• _Stated problem_: Type out the data exactly as given. Skip any image.

• _Source data_:
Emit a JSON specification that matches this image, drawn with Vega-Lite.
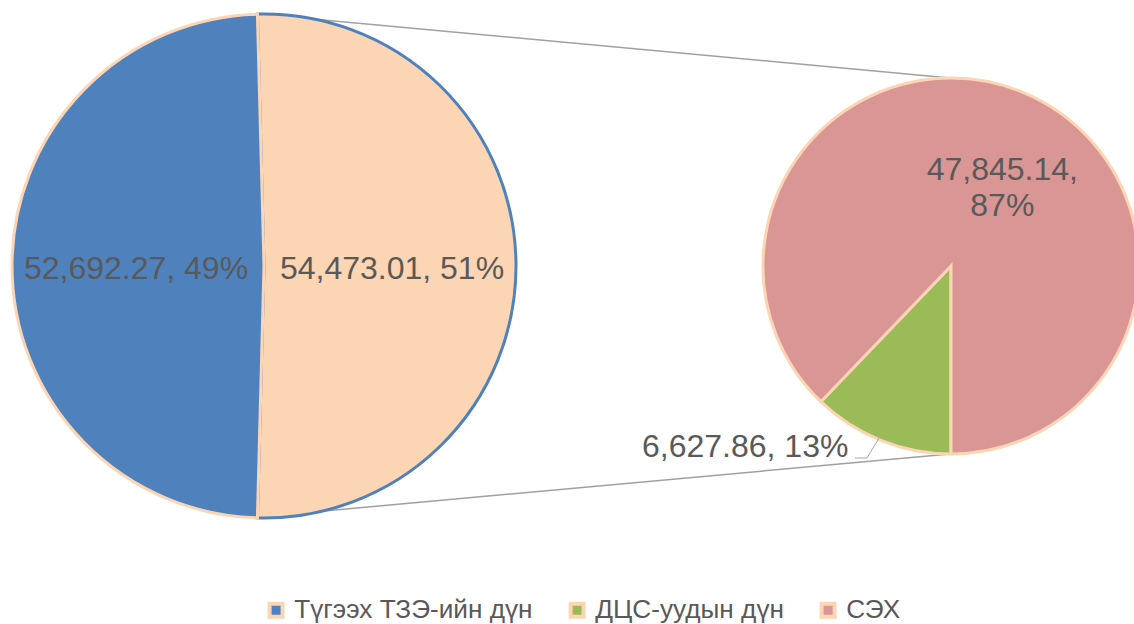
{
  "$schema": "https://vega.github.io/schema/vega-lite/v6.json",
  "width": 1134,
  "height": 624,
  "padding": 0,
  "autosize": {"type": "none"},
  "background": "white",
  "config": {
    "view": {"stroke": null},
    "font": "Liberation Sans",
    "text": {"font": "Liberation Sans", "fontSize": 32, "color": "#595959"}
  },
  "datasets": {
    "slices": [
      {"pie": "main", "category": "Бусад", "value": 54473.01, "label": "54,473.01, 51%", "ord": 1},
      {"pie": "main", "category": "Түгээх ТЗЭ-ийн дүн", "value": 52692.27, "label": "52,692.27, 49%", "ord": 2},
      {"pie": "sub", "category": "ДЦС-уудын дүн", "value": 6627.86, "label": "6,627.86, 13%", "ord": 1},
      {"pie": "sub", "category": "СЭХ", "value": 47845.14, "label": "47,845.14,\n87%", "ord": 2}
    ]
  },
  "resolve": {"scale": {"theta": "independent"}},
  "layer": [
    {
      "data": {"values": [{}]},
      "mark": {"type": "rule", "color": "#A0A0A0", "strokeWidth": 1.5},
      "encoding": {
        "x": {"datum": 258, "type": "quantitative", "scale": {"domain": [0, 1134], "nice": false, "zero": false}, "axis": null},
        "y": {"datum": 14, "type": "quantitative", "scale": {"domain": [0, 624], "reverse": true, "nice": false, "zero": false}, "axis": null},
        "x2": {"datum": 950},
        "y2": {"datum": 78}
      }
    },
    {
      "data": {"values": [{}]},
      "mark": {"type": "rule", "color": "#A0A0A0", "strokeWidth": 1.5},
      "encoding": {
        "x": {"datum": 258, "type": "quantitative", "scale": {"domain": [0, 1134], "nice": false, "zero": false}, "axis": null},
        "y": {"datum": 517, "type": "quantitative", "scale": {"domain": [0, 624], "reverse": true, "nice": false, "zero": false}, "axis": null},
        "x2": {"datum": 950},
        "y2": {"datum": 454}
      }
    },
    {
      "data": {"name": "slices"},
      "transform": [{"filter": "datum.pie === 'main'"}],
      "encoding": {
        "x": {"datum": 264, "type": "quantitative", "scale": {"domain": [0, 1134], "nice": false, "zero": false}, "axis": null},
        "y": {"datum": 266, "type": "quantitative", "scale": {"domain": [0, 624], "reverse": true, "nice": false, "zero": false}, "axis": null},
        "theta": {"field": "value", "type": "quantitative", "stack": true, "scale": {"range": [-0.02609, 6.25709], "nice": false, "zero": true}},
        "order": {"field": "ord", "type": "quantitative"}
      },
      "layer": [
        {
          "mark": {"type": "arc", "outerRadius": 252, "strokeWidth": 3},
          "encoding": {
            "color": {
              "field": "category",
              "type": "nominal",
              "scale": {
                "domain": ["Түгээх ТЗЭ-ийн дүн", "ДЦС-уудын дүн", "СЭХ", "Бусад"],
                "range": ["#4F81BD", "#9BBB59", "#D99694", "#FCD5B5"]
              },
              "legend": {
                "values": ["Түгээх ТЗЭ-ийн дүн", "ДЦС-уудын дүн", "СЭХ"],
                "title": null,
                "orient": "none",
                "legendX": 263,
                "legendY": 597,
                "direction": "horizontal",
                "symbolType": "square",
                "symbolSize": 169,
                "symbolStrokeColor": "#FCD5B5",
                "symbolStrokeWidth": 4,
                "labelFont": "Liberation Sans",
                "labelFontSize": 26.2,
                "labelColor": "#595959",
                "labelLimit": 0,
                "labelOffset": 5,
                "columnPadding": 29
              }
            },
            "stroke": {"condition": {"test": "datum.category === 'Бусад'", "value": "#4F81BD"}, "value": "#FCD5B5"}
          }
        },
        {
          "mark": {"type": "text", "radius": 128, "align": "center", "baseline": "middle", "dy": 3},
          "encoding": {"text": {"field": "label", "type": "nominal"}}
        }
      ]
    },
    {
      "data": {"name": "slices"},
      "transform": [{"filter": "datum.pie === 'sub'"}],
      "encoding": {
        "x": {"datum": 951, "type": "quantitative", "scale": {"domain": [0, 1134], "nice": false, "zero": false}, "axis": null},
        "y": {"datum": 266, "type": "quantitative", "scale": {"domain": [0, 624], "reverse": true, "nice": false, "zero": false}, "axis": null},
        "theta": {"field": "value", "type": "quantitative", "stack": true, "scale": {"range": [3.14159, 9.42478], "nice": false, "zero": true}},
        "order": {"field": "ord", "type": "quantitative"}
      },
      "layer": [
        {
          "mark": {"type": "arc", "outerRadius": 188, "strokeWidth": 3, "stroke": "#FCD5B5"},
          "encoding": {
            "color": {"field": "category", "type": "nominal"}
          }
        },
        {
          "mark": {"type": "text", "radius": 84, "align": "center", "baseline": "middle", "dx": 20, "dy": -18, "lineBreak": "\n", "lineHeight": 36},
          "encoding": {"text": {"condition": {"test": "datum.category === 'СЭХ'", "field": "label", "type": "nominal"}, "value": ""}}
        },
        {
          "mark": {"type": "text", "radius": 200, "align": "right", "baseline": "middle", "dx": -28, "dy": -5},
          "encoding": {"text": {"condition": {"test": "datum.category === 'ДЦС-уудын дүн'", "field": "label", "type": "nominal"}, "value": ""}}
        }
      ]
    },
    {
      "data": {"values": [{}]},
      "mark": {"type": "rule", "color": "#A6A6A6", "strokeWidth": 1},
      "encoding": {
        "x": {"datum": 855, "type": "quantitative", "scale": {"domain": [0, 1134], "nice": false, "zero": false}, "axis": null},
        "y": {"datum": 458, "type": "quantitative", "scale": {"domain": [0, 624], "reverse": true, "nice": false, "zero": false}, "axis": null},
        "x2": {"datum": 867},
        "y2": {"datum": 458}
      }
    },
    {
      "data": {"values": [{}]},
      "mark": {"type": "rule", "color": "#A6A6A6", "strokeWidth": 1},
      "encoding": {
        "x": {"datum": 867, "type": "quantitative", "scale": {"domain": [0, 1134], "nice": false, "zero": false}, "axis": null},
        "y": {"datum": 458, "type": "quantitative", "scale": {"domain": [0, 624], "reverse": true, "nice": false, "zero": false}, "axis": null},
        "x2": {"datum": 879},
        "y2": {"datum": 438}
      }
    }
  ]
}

• _The response_:
Emit a JSON specification that matches this image, drawn with Vega-Lite.
{
  "$schema": "https://vega.github.io/schema/vega-lite/v6.json",
  "width": 1134,
  "height": 624,
  "padding": 0,
  "autosize": {"type": "none"},
  "background": "white",
  "config": {
    "view": {"stroke": null},
    "font": "Liberation Sans",
    "text": {"font": "Liberation Sans", "fontSize": 32, "color": "#595959"}
  },
  "datasets": {
    "slices": [
      {"pie": "main", "category": "Бусад", "value": 54473.01, "label": "54,473.01, 51%", "ord": 1},
      {"pie": "main", "category": "Түгээх ТЗЭ-ийн дүн", "value": 52692.27, "label": "52,692.27, 49%", "ord": 2},
      {"pie": "sub", "category": "ДЦС-уудын дүн", "value": 6627.86, "label": "6,627.86, 13%", "ord": 1},
      {"pie": "sub", "category": "СЭХ", "value": 47845.14, "label": "47,845.14,\n87%", "ord": 2}
    ]
  },
  "resolve": {"scale": {"theta": "independent"}},
  "layer": [
    {
      "data": {"values": [{}]},
      "mark": {"type": "rule", "color": "#A0A0A0", "strokeWidth": 1.5},
      "encoding": {
        "x": {"datum": 258, "type": "quantitative", "scale": {"domain": [0, 1134], "nice": false, "zero": false}, "axis": null},
        "y": {"datum": 14, "type": "quantitative", "scale": {"domain": [0, 624], "reverse": true, "nice": false, "zero": false}, "axis": null},
        "x2": {"datum": 950},
        "y2": {"datum": 78}
      }
    },
    {
      "data": {"values": [{}]},
      "mark": {"type": "rule", "color": "#A0A0A0", "strokeWidth": 1.5},
      "encoding": {
        "x": {"datum": 258, "type": "quantitative", "scale": {"domain": [0, 1134], "nice": false, "zero": false}, "axis": null},
        "y": {"datum": 517, "type": "quantitative", "scale": {"domain": [0, 624], "reverse": true, "nice": false, "zero": false}, "axis": null},
        "x2": {"datum": 950},
        "y2": {"datum": 454}
      }
    },
    {
      "data": {"name": "slices"},
      "transform": [{"filter": "datum.pie === 'main'"}],
      "encoding": {
        "x": {"datum": 264, "type": "quantitative", "scale": {"domain": [0, 1134], "nice": false, "zero": false}, "axis": null},
        "y": {"datum": 266, "type": "quantitative", "scale": {"domain": [0, 624], "reverse": true, "nice": false, "zero": false}, "axis": null},
        "theta": {"field": "value", "type": "quantitative", "stack": true, "scale": {"range": [-0.02609, 6.25709], "nice": false, "zero": true}},
        "order": {"field": "ord", "type": "quantitative"}
      },
      "layer": [
        {
          "mark": {"type": "arc", "outerRadius": 252, "strokeWidth": 3},
          "encoding": {
            "color": {
              "field": "category",
              "type": "nominal",
              "scale": {
                "domain": ["Түгээх ТЗЭ-ийн дүн", "ДЦС-уудын дүн", "СЭХ", "Бусад"],
                "range": ["#4F81BD", "#9BBB59", "#D99694", "#FCD5B5"]
              },
              "legend": {
                "values": ["Түгээх ТЗЭ-ийн дүн", "ДЦС-уудын дүн", "СЭХ"],
                "title": null,
                "orient": "none",
                "legendX": 263,
                "legendY": 597,
                "direction": "horizontal",
                "symbolType": "square",
                "symbolSize": 169,
                "symbolStrokeColor": "#FCD5B5",
                "symbolStrokeWidth": 4,
                "labelFont": "Liberation Sans",
                "labelFontSize": 26.2,
                "labelColor": "#595959",
                "labelLimit": 0,
                "labelOffset": 5,
                "columnPadding": 29
              }
            },
            "stroke": {"condition": {"test": "datum.category === 'Бусад'", "value": "#4F81BD"}, "value": "#FCD5B5"}
          }
        },
        {
          "mark": {"type": "text", "radius": 128, "align": "center", "baseline": "middle", "dy": 3},
          "encoding": {"text": {"field": "label", "type": "nominal"}}
        }
      ]
    },
    {
      "data": {"name": "slices"},
      "transform": [{"filter": "datum.pie === 'sub'"}],
      "encoding": {
        "x": {"datum": 951, "type": "quantitative", "scale": {"domain": [0, 1134], "nice": false, "zero": false}, "axis": null},
        "y": {"datum": 266, "type": "quantitative", "scale": {"domain": [0, 624], "reverse": true, "nice": false, "zero": false}, "axis": null},
        "theta": {"field": "value", "type": "quantitative", "stack": true, "scale": {"range": [3.14159, 9.42478], "nice": false, "zero": true}},
        "order": {"field": "ord", "type": "quantitative"}
      },
      "layer": [
        {
          "mark": {"type": "arc", "outerRadius": 188, "strokeWidth": 3, "stroke": "#FCD5B5"},
          "encoding": {
            "color": {"field": "category", "type": "nominal"}
          }
        },
        {
          "mark": {"type": "text", "radius": 84, "align": "center", "baseline": "middle", "dx": 20, "dy": -18, "lineBreak": "\n", "lineHeight": 36},
          "encoding": {"text": {"condition": {"test": "datum.category === 'СЭХ'", "field": "label", "type": "nominal"}, "value": ""}}
        },
        {
          "mark": {"type": "text", "radius": 200, "align": "right", "baseline": "middle", "dx": -28, "dy": -5},
          "encoding": {"text": {"condition": {"test": "datum.category === 'ДЦС-уудын дүн'", "field": "label", "type": "nominal"}, "value": ""}}
        }
      ]
    },
    {
      "data": {"values": [{}]},
      "mark": {"type": "rule", "color": "#A6A6A6", "strokeWidth": 1},
      "encoding": {
        "x": {"datum": 855, "type": "quantitative", "scale": {"domain": [0, 1134], "nice": false, "zero": false}, "axis": null},
        "y": {"datum": 458, "type": "quantitative", "scale": {"domain": [0, 624], "reverse": true, "nice": false, "zero": false}, "axis": null},
        "x2": {"datum": 867},
        "y2": {"datum": 458}
      }
    },
    {
      "data": {"values": [{}]},
      "mark": {"type": "rule", "color": "#A6A6A6", "strokeWidth": 1},
      "encoding": {
        "x": {"datum": 867, "type": "quantitative", "scale": {"domain": [0, 1134], "nice": false, "zero": false}, "axis": null},
        "y": {"datum": 458, "type": "quantitative", "scale": {"domain": [0, 624], "reverse": true, "nice": false, "zero": false}, "axis": null},
        "x2": {"datum": 879},
        "y2": {"datum": 438}
      }
    }
  ]
}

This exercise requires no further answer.